Blaming unrest in Syria on foreign conspiracies and plots is standard practice by Assad. But what his interview shows is that he now includes the United Nations among those sowing discord. He has said that the United Nations and its reporting on Syria is "not credible." Until now, Assad has felt reasonably protected by Russian and Chinese vetoes of measures against Syria at the United Nations Security Council. By thumbing his nose at the organization as a whole, he risks making the Russian support for his regime increasingly untenable as the United States and the European Union push for new U.N. action.
For U.S. policymakers, Assad's interview presents a more fundamental challenge. In response to Walters' question if Washington had any "misconceptions" of the Assad regime, Assad said that "We don't kill our people...No government in the world kills its people, unless it's led by a crazy person."
It's now clear that Assad meets his own definition of crazy. This is nothing new -- a hallmark of Bashar al-Assad's rule is saying one thing and doing another, a repeated pattern that has driven his own people into the streets. The challenge now for policymakers is how to develop a strategy with the Syrian opposition to usher Assad from power sooner rather than later.

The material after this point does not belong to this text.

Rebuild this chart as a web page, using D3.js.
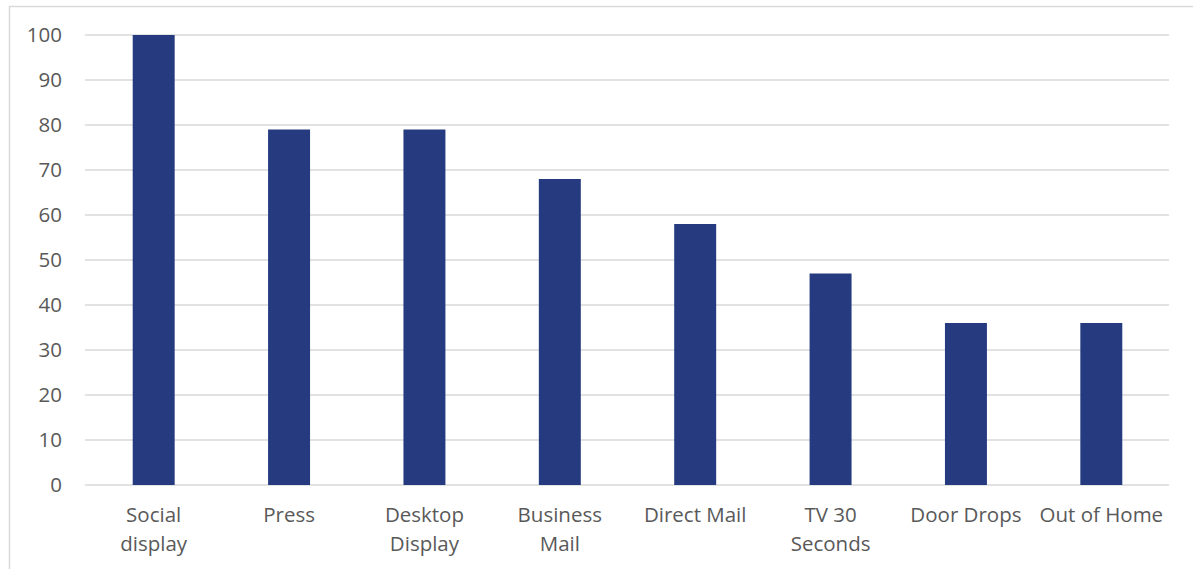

Until now, policymakers have held out hopes Assad will be removed via a coup or "see the light" and leave the country. Assad's responses to the interview indicate this will be a long shot at best. In light of this, the United States and its allies need now to develop a strategy with the Syrian opposition -- which Secretary of State Hillary Clinton met with in exile yesterday -- to put the regime into dilemmas that will help hasten its departure. These include civil resistance strategies, as well as coordinated sanctions and possible "humanitarian corridors", as put forward by Foreign Minister Juppe of France recently, that will help squeeze the Assad regime and its supporters and give those who oppose the Syrian regime a place to run as the conflict unfolds.
This would best be facilitated through the creation of a contact group of countries on Syria involving the United States, the EU, Turkey and representatives from the Arab League. The international community must work off the same sheet if Assad is to leave anytime soon.
Andrew J. Tabler is a Next Generation fellow in the Program on Arab Politics at The Washington Institute.